I remember a time at Ardmore in the early twilight, when the sun was still golden but just about to dip under the far hills in Argyll. The whole road glowed with the most wonderful light. I could see columns of insects illuminated silver by the sun and swallows darting over the fields and hedgerows and again, the bats jinking and kinking and making the whole world a rich wonder where I wanted the evening to carry on for ever and ever and for the advent of dusk and my return to my car and home not to happen. I wish I had been able to have had my family with me to see it, but it was the end of yet another trip to Morrisons for the weekly shop and so I was alone.
This dusk thing is a strange concept; it is an anticipation. There have been many times when I have been at sea when the fading into the night has been serene and mystical and wonderful. A time of beauty where, one moment, the sun is lighting both the sea and the sky and then next the moon is layering breaths of silver over the waves and it is stunning but all along you know the darker night will come, the hint of the loss of vision becomes the threat of the weight of the night where everything is that much more risky and that much more difficult and that much more scary.
Scary, knowing it will be hours and hours before the dawn comes. That we are back to the primitive sense of helplessness where we can’t turn on a light for comfort or stop the boat and get off to walk to a safe and stationary bed where all we need to do is sleep and dream. Instead in the early hours we will still be steering, trying to check if we can see the nav lights of ships that may run us down; trying to guess whether the wind will rise and we will need to go forward in the dark to reef the sails or secure the dinghy.
That uneasy sense of self where you realise that all there is, is you. You cannot stop, you cannot say;
‘I am fed up with this and want someone to take over.’
And yet before this happens, before this happens if the weather is good and the sea smooth and the temperature is warm, it sometimes feels wonderful, the silver black sea; the hint of phosphorescence, the softness of the air, the stars just coming out and a night to gaze and lose yourself in thought and the murmur of conversation.
Those times when I feel safe and prepared, when the rhythm of the sea is a reassuring pleasure and the sight of the moon a joy and the quiet conversation and the swish of the sea alongside us. Well; such times can be amazing.
It is past dusk now, the night is firmly here.

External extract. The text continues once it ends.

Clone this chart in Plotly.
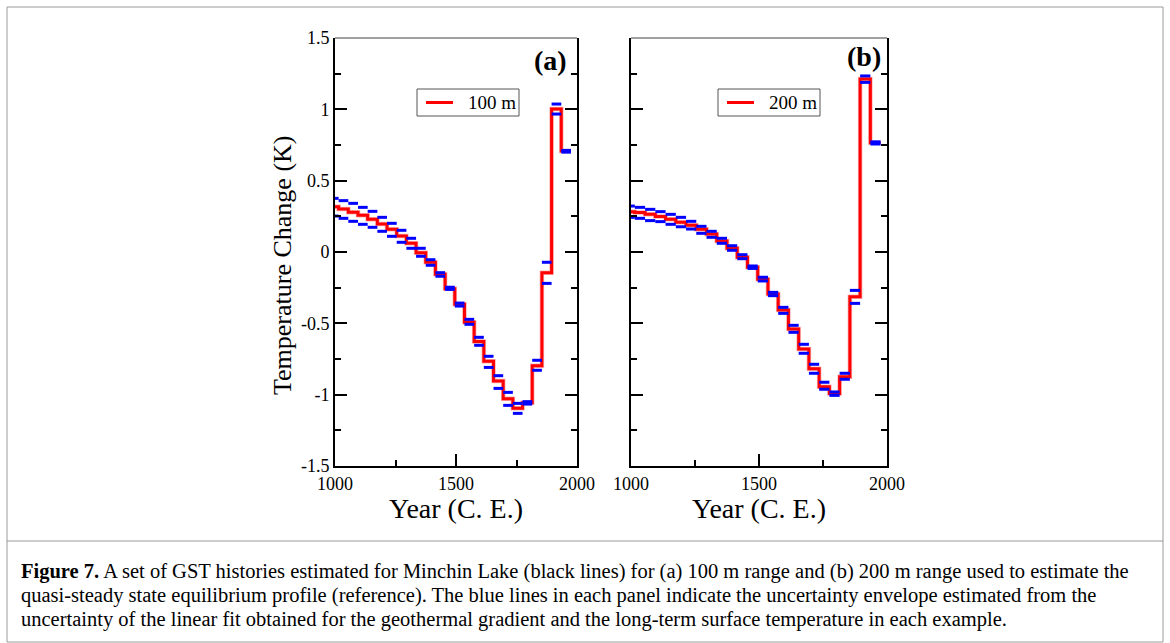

I took Dash out for his wee and he saw Dexter passing. He hates Dexter and Dexter hates him, so they barked at each other from a safe distance. The sky was dark but studded with stars so, finding out that we will have a frost later, I took my torch and went into the back garden to shut up the cages of the rabbits so they wouldn’t get too cold. I said Goodnight to Wendy and she said she would be up later. I said Goodnight to James who sort of replied and half smiled. I said Goodnight to Louie who needed me to teach her how to work a CD player; that made me feel very old indeed! I had a shower and in a moment I will stop writing.
The light in the room is soft and soothing, the room is almost tidy, I am warm and Stevie Nicks is singing from the Alexa. I might hear the owls screeching later. As the day lightens and we get up to get the children ready for school the rooks will be stirring, getting ready to spiral away in clattering waves into the beginning of the day.

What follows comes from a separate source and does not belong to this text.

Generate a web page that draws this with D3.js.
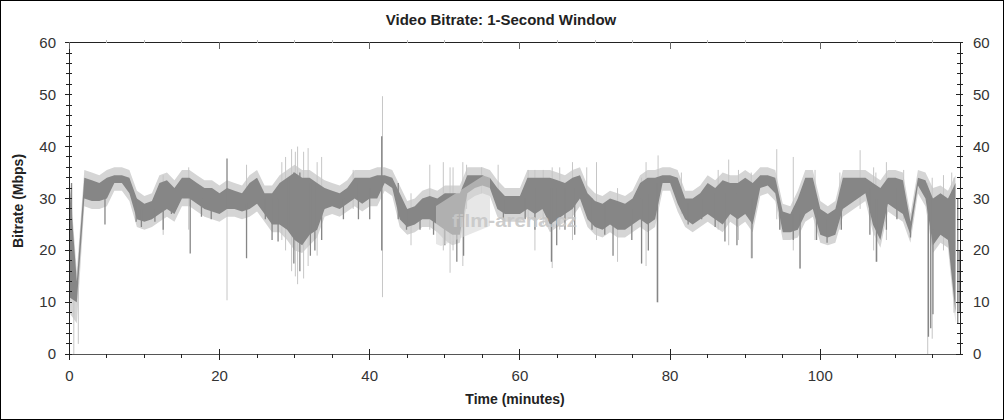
<!DOCTYPE html>
<html><head><meta charset="utf-8">
<script src="https://cdn.jsdelivr.net/npm/d3@7"></script>
<style>
html,body{margin:0;padding:0;background:#fff;}
svg{display:block;font-family:"Liberation Sans",Arial,sans-serif;}
</style></head>
<body>
<svg id="chart" width="1004" height="420"></svg>
<script>
// ---- data (per minute, Mbps) ----
const title = "Video Bitrate: 1-Second Window";
const xLabel = "Time (minutes)";
const yLabel = "Bitrate (Mbps)";
const xTicks = [0, 20, 40, 60, 80, 100];
const yTicks = [0, 10, 20, 30, 40, 50, 60];
const xMax = 118.6;
const minutes = d3.range(0, 119);

// dark (core) band
const darkLow = [
 11,10,30,29.5,29.5,30,33,33,31,26,
 25.5,26,27,28,27,30,30,29,28,27.5,
 27,28,28,27.5,28,29,27,25,25,24,
 22,21,23,24,28,28.5,28,29,30,29,
 30,30,33,32,26,24.5,25,26,26,25,
 24,23,23,31,32,32.5,32,28,27,27,
 27,28,27,28,25,26,27,28,30,26,
 24.5,24,25,24,24,25,26,25,26,33,
 33,29,26,25,26,27,26,25,27,26,
 27,25,32,32.5,31,23.5,23.5,24,27,28,
 23,22.5,23,28,29,30,31,25,22,29,
 28,27,23,32.5,30,21,23,22,8];
const darkHigh = [
 33.5,14,34,33.5,33,34,34.5,34.5,34,30,
 29,29.5,33,33.5,32,34,34,33,32,32,
 31,32,31.5,31,33,34,31,31,33,34,
 35,34,34,33,32,31.5,31,32,34,34,
 34,34.5,34.5,34,31,28,28.5,30,30.5,30,
 31,31,31,34.5,34.5,34.5,34,32,30.5,30.5,
 30.5,34,34,34,34,33.5,33,34,34.5,31,
 29.5,29,30,29.5,29,30,33,34,34,34.5,
 34.5,34,30,30,31,33,32,33.5,33,33,
 34,33,34.5,34.5,34,27.5,27,30,34,34,
 28,27,28,34,34,34,34,33,32,34,
 34,33.5,25.5,34,33.5,30,31,30,33];
// light (outer) band
const lightLow = [
 8,6,28.5,28,28,28.5,31.5,31.5,29.5,24.5,
 24,24.5,25.5,26.5,25.5,28.5,28.5,27.5,26.5,26,
 25.5,26.5,26.5,26,26.5,27.5,25.5,23.5,23.5,22,
 20,19.5,21,22.5,26.5,27,26.5,27.5,28.5,27.5,
 28.5,28.5,31.5,30.5,24.5,23,23.5,24.5,24.5,23.5,
 22,21,21.5,29.5,30.5,31,30.5,26.5,25.5,25.5,
 25.5,26.5,25.5,26.5,23.5,24.5,25.5,26.5,28.5,24.5,
 23,22.5,23.5,22.5,22.5,23.5,24.5,23.5,24.5,31.5,
 31.5,27.5,24.5,23.5,24.5,25.5,24.5,23.5,25.5,24.5,
 25.5,23.5,30.5,31,29.5,22,22,22.5,25.5,26.5,
 21.5,21,21.5,26.5,27.5,28.5,29.5,23.5,20.5,27.5,
 26.5,25.5,21.5,31,28.5,19.5,21.5,20.5,6];
const lightHigh = [
 35,16,35.5,35,34.5,35.5,36,36,35.5,31.5,
 30.5,31,34.5,35,33.5,35.5,35.5,34.5,33.5,33.5,
 32.5,33.5,33,32.5,34.5,35.5,32.5,32.5,34.5,35.5,
 36.5,35.5,35.5,34.5,33.5,33,32.5,33.5,35.5,35.5,
 35.5,36,36,35.5,32.5,29.5,30,31.5,32,31.5,
 32.5,32.5,32.5,36,36,36,35.5,33.5,32,32,
 32,35.5,35.5,35.5,35.5,35,34.5,35.5,36,32.5,
 31,30.5,31.5,31,30.5,31.5,34.5,35.5,35.5,36,
 36,35.5,31.5,31.5,32.5,34.5,33.5,35,34.5,34.5,
 35.5,34.5,36,36,35.5,29,28.5,31.5,35.5,35.5,
 29.5,28.5,29.5,35.5,35.5,35.5,35.5,34.5,33.5,35.5,
 35.5,35,27,35.5,35,32,32.5,31.5,34.5];
// isolated spikes: [minute, low, high]
const lightSpikes = [
 [0.6,0,20],[1.2,2,14],[12.5,23,34.5],[15.9,24,36],[21.0,10.4,32],[23.6,22,36.5],
 [28.3,22,37],[28.8,20,38],[29.6,16,39.5],[30.1,15,39],[30.4,13.5,40],[31.2,14.6,39],
 [31.8,17,39.7],[33.0,19,37],[33.6,22,38],[37.8,28,35.5],[41.7,11,49.7],[45.5,21,31],
 [48.0,24,36.5],[49.8,20,37],[50.7,15.7,36],[51.1,20,36],[52.4,17,37],[52.9,28,36.5],
 [54.9,31,36],[57.1,28,36.5],[61.1,26,35.5],[62.0,20,35.5],[63.1,25,35.5],[64.3,16.6,36],
 [65.3,24,36],[67.0,22,37],[68.9,28,36],[70.2,22,37],[73.0,17.8,32],[76.2,17.5,34],
 [76.8,17,37],[78.4,10,38.3],[81.5,27,35],[86.4,24,35.5],[87.8,21,37.5],[89.1,22,35.5],
 [90.8,18.5,35],[94.2,26,39.5],[96.4,20,38],[97.3,16.5,30],[99.3,22,35.5],[102.6,24,35],
 [105.3,28,39.3],[107.1,20,36],[107.4,17.8,35],[108.8,22,37],[111.1,26,35.5],[114.3,0,33],
 [114.9,3,34],[116.4,20,34.5],[117.5,18,35],[117.8,8,34]];
const darkSpikes = [
 [0.3,11,33],[4.75,25,32],[8.9,25.5,30],[9.6,24.5,28],[11.4,25.5,28],[12.5,24,30],
 [13.6,27,32],[16.1,19.4,31],[17.6,26.5,30],[18.9,26,30],[21.0,28,37.7],[23.6,18.5,29],
 [26.1,26,30],[27.0,22,30],[27.8,21.7,30],[29.2,24,34],[29.9,17.5,35],[30.7,16,35],
 [32.1,19,33],[32.7,20,33],[33.6,22,32],[36.5,26,30],[38.5,26,33],[40.0,26,32],
 [41.6,20,42],[43.8,26,33],[44.9,24,28],[46.7,24,28],[48.5,23,29],[50.0,21,30],
 [51.6,17.8,30],[52.5,19,30],[57.8,26,30],[60.7,26,30],[62.0,24,32],[64.2,17.8,32],
 [64.9,21,32],[66.0,24,32],[67.3,23,32],[69.6,24,30],[71.3,23,29],[72.4,19,28],
 [74.9,22,28],[76.2,17.5,30],[77.1,20,31],[78.3,10,33],[82.4,25,29],[84.2,26,30],
 [86.0,24.5,31],[87.3,21.7,31],[88.9,21,31],[90.9,18.5,30],[94.6,24,28],[96.4,22,27],
 [97.3,16.5,27],[99.5,22,30],[100.9,21.5,26],[102.8,24,30],[106.6,23,32],[107.5,17.8,30],
 [108.8,24,32],[110.2,26,32],[112.0,22.5,25],[114.4,3.4,31],[114.7,5,30],[115.0,7.7,24],
 [118.3,6,30],[118.5,8,20]];
const watermark = "film-arena.cz";

// ---- layout ----
const svg = d3.select("#chart");
const W = 1004, H = 420;
const m = {left: 69.3, right: 960, top: 42.7, bottom: 354.3};
const x = d3.scaleLinear().domain([0, xMax]).range([m.left, m.right]);
const y = d3.scaleLinear().domain([0, 60]).range([m.bottom, m.top]);

svg.append("rect").attr("x",0.5).attr("y",0.5).attr("width",W-1).attr("height",H-1)
  .attr("fill","#fff").attr("stroke","#000");

const rows = minutes.map((t,i)=>({t, dl:darkLow[i], dh:darkHigh[i], ll:lightLow[i], lh:lightHigh[i]}));
svg.append("clipPath").attr("id","pc").append("rect")
  .attr("x",m.left).attr("y",m.top).attr("width",m.right-m.left).attr("height",m.bottom-m.top);
const g = svg.append("g").attr("clip-path","url(#pc)");

g.append("path").datum(rows).attr("fill","#d5d5d5")
  .attr("d", d3.area().x(d=>x(d.t)).y0(d=>y(d.ll)).y1(d=>y(d.lh)));
g.selectAll("line.ls").data(lightSpikes).join("line").attr("class","ls")
  .attr("x1",d=>x(d[0])).attr("x2",d=>x(d[0])).attr("y1",d=>y(d[1])).attr("y2",d=>y(d[2]))
  .attr("stroke","#c6c6c6").attr("stroke-width",1);
g.append("path").datum(rows).attr("fill","#868686")
  .attr("d", d3.area().x(d=>x(d.t)).y0(d=>y(d.dl)).y1(d=>y(d.dh)));
g.selectAll("line.ds").data(darkSpikes).join("line").attr("class","ds")
  .attr("x1",d=>x(d[0])).attr("x2",d=>x(d[0])).attr("y1",d=>y(d[1])).attr("y2",d=>y(d[2]))
  .attr("stroke","#868686").attr("stroke-width",1.3);

// watermark
const wm = svg.append("g");
wm.append("path").attr("d","M436,206 L486,174 L490,177 L490,226 L441,246 L436,244 Z")
  .attr("fill","#d4d4d4").attr("opacity",0.55);
wm.append("text").attr("x",452).attr("y",227).attr("font-size",18).attr("font-weight","bold")
  .attr("textLength",125).attr("lengthAdjust","spacingAndGlyphs")
  .attr("fill","#c8c8c8").attr("opacity",0.9).text(watermark);

// ---- axes ----
const axes = svg.append("g").attr("stroke","#222").attr("stroke-width",1).attr("shape-rendering","crispEdges");
axes.append("line").attr("x1",m.left).attr("x2",m.right).attr("y1",m.top).attr("y2",m.top);
axes.append("line").attr("x1",m.left).attr("x2",m.right).attr("y1",m.bottom).attr("y2",m.bottom).attr("stroke","#555");
axes.append("line").attr("x1",m.left).attr("x2",m.left).attr("y1",m.top).attr("y2",m.bottom);
axes.append("line").attr("x1",m.right).attr("x2",m.right).attr("y1",m.top).attr("y2",m.bottom);

const yMinor = d3.range(0, 61, 2).filter(v=>v%10!==0);
const xMinor = d3.range(0, xMax, 5).filter(v=>v%20!==0);
[m.left, m.right].forEach(ax=>{
  axes.selectAll(null).data(yTicks).join("line")
    .attr("x1",ax-4).attr("x2",ax+3).attr("y1",d=>y(d)).attr("y2",d=>y(d));
  axes.selectAll(null).data(yMinor).join("line")
    .attr("x1",ax-3).attr("x2",ax+3).attr("y1",d=>y(d)).attr("y2",d=>y(d));
});
axes.selectAll(null).data(xTicks).join("line")
  .attr("x1",d=>x(d)).attr("x2",d=>x(d)).attr("y1",m.bottom-5).attr("y2",m.bottom+6);
axes.selectAll(null).data(xMinor).join("line")
  .attr("x1",d=>x(d)).attr("x2",d=>x(d)).attr("y1",m.bottom).attr("y2",m.bottom+4);
axes.selectAll(null).data(xTicks).join("line")
  .attr("x1",d=>x(d)).attr("x2",d=>x(d)).attr("y1",m.top-1).attr("y2",m.top+6).attr("stroke","#666");
axes.selectAll(null).data(xMinor).join("line")
  .attr("x1",d=>x(d)).attr("x2",d=>x(d)).attr("y1",m.top-3).attr("y2",m.top).attr("stroke","#bbb");

// tick labels
const lab = svg.append("g").attr("fill","#333").attr("font-size",15);
lab.selectAll(null).data(yTicks).join("text").attr("x",56).attr("y",d=>y(d)+5)
  .attr("text-anchor","end").text(d=>d);
lab.selectAll(null).data(yTicks).join("text").attr("x",973).attr("y",d=>y(d)+5)
  .attr("text-anchor","start").text(d=>d);
lab.selectAll(null).data(xTicks).join("text").attr("x",d=>x(d)).attr("y",381)
  .attr("text-anchor","middle").text(d=>d);

// titles
svg.append("text").attr("x",501).attr("y",25).attr("text-anchor","middle")
  .attr("font-size",15).attr("font-weight","bold").attr("fill","#222").text(title);
svg.append("text").attr("x",515).attr("y",404).attr("text-anchor","middle")
  .attr("font-size",14).attr("font-weight","bold").attr("fill","#222").text(xLabel);
svg.append("text").attr("transform","translate(23,201) rotate(-90)").attr("text-anchor","middle")
  .attr("font-size",14).attr("font-weight","bold").attr("fill","#222").text(yLabel);
</script>
</body></html>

To learn more about my life and life with a mental illness do read my memoirs START and Blackbird Singing. Available from Geilston Press. Best got from Amazon at the moment.








A good read as always
Ah! Stevie Nicks! I was unaware of her until Marsha, my talented, artistic, musical daughter, introduced "Edge of Seventeen" to our local singing group, a couple of years ago. And this week she arranged another Stevie Nicks song "The Chain" for us to sing over the next few weeks. And I learned that Stevie Nicks was a singer with Fleetwood Mac in the day! Reminiscing now and all because you mentioned Stevie Nicks!